-- START RECORDS FOR PROCESSING --
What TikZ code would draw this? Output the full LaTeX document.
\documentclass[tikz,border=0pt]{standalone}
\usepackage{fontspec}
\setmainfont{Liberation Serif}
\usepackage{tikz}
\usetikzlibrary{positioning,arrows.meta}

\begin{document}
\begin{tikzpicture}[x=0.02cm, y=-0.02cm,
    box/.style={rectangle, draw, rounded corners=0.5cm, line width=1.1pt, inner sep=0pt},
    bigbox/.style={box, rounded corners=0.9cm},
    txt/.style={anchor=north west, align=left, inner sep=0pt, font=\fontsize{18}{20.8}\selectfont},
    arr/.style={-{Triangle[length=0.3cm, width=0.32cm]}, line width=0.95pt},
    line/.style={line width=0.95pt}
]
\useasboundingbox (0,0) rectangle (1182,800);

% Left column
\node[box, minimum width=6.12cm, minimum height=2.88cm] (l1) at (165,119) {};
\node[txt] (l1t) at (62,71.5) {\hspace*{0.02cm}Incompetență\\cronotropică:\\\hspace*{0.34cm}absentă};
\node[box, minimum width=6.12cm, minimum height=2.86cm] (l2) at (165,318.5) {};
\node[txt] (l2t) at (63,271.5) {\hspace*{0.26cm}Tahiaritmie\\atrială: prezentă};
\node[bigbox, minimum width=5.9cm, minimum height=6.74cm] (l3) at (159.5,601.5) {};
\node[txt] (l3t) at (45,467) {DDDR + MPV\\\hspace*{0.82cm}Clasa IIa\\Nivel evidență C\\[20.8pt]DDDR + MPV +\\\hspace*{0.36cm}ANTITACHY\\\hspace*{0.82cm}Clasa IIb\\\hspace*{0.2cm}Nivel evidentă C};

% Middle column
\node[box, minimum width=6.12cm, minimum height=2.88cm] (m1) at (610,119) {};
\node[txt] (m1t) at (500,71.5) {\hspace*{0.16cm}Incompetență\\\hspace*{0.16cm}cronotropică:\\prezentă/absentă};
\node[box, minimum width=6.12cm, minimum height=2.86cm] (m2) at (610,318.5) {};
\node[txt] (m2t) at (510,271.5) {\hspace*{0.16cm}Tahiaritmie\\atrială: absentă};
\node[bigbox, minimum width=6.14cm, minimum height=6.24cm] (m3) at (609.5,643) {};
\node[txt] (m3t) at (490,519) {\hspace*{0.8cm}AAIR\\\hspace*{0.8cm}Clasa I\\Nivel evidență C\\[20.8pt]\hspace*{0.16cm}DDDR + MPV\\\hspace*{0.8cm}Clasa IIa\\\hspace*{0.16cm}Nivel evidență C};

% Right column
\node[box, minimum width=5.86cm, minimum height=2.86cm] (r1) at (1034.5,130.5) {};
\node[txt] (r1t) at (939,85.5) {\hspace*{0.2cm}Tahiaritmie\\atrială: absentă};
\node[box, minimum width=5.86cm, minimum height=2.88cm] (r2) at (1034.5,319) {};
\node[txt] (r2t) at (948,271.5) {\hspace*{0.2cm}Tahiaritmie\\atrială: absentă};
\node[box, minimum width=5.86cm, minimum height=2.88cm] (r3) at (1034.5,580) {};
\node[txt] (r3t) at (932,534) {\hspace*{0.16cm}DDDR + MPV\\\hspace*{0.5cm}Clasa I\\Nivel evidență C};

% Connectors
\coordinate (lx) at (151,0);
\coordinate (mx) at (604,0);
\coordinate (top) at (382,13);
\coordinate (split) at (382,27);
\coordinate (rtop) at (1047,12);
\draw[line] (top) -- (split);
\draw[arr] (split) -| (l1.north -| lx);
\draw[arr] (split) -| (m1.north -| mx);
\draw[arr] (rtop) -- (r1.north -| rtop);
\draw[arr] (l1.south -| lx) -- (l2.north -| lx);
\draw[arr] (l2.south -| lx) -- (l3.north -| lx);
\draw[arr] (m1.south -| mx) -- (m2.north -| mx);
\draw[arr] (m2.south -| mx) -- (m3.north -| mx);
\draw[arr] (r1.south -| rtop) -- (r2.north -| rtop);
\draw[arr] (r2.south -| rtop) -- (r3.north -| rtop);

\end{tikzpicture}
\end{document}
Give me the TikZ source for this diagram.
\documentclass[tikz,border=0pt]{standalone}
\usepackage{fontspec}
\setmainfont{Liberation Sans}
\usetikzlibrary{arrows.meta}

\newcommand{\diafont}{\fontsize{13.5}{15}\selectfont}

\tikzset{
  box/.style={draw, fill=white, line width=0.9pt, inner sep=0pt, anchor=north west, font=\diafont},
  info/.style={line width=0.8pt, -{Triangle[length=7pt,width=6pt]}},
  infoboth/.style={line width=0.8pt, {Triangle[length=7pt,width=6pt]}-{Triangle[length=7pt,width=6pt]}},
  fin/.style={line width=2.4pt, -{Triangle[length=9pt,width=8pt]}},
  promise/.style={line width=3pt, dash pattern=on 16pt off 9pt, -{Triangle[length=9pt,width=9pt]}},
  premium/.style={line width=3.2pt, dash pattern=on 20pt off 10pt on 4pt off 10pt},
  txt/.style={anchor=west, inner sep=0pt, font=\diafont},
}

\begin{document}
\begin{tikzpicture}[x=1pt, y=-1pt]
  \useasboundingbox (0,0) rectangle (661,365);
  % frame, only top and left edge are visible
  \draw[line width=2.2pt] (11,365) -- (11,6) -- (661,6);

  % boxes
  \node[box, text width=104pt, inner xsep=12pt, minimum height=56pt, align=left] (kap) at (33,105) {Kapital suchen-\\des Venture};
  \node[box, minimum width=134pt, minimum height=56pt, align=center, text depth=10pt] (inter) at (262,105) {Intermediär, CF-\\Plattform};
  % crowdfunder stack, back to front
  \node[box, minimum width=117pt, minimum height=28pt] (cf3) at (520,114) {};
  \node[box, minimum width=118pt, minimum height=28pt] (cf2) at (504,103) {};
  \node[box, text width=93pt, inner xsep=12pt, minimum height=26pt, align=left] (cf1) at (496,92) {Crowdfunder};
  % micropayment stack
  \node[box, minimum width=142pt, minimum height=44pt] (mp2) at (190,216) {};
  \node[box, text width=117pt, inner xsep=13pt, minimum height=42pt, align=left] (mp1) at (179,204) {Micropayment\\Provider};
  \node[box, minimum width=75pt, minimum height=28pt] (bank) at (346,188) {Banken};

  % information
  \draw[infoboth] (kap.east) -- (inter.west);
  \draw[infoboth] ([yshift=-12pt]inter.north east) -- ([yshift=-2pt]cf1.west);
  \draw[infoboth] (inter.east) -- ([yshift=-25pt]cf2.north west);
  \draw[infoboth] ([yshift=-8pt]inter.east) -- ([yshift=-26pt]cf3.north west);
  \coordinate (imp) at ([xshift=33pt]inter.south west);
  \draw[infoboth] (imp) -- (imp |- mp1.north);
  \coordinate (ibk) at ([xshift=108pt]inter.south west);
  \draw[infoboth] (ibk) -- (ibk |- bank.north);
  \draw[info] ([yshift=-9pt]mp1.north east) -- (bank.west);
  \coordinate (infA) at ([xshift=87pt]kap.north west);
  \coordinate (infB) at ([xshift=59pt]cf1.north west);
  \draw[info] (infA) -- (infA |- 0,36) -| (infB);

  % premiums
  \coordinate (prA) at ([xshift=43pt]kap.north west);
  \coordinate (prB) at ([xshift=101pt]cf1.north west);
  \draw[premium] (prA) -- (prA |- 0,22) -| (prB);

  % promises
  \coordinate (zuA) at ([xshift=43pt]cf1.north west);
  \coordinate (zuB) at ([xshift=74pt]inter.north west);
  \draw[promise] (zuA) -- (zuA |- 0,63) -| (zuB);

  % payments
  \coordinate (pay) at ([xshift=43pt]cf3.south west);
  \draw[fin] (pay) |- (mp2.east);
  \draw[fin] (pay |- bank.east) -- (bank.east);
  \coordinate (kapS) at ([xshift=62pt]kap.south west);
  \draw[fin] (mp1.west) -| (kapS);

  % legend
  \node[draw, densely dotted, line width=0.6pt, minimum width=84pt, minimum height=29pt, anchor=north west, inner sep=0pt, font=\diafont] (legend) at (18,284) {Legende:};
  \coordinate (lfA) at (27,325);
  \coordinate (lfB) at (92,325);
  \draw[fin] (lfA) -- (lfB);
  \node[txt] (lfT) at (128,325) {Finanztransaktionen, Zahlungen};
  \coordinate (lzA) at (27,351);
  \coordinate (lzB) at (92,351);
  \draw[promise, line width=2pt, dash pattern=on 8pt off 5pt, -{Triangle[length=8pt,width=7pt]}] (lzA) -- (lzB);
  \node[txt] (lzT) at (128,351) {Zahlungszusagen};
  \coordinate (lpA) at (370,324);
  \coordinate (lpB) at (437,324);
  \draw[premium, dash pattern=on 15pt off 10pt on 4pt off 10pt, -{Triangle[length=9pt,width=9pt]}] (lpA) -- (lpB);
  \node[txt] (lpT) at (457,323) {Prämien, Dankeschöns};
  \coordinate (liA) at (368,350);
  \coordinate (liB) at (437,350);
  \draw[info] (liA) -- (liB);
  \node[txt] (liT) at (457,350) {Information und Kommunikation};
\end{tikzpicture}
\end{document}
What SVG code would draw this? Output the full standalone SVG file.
-- END RECORDS FOR PROCESSING --
**SET EXERCISE:** Above are the entries; repeat their lines exactly, from the first through the one that contains "(0,0) rectangle (1182,800);".

**TASK OUTPUT:**
What TikZ code would draw this? Output the full LaTeX document.
\documentclass[tikz,border=0pt]{standalone}
\usepackage{fontspec}
\setmainfont{Liberation Serif}
\usepackage{tikz}
\usetikzlibrary{positioning,arrows.meta}

\begin{document}
\begin{tikzpicture}[x=0.02cm, y=-0.02cm,
    box/.style={rectangle, draw, rounded corners=0.5cm, line width=1.1pt, inner sep=0pt},
    bigbox/.style={box, rounded corners=0.9cm},
    txt/.style={anchor=north west, align=left, inner sep=0pt, font=\fontsize{18}{20.8}\selectfont},
    arr/.style={-{Triangle[length=0.3cm, width=0.32cm]}, line width=0.95pt},
    line/.style={line width=0.95pt}
]
\useasboundingbox (0,0) rectangle (1182,800);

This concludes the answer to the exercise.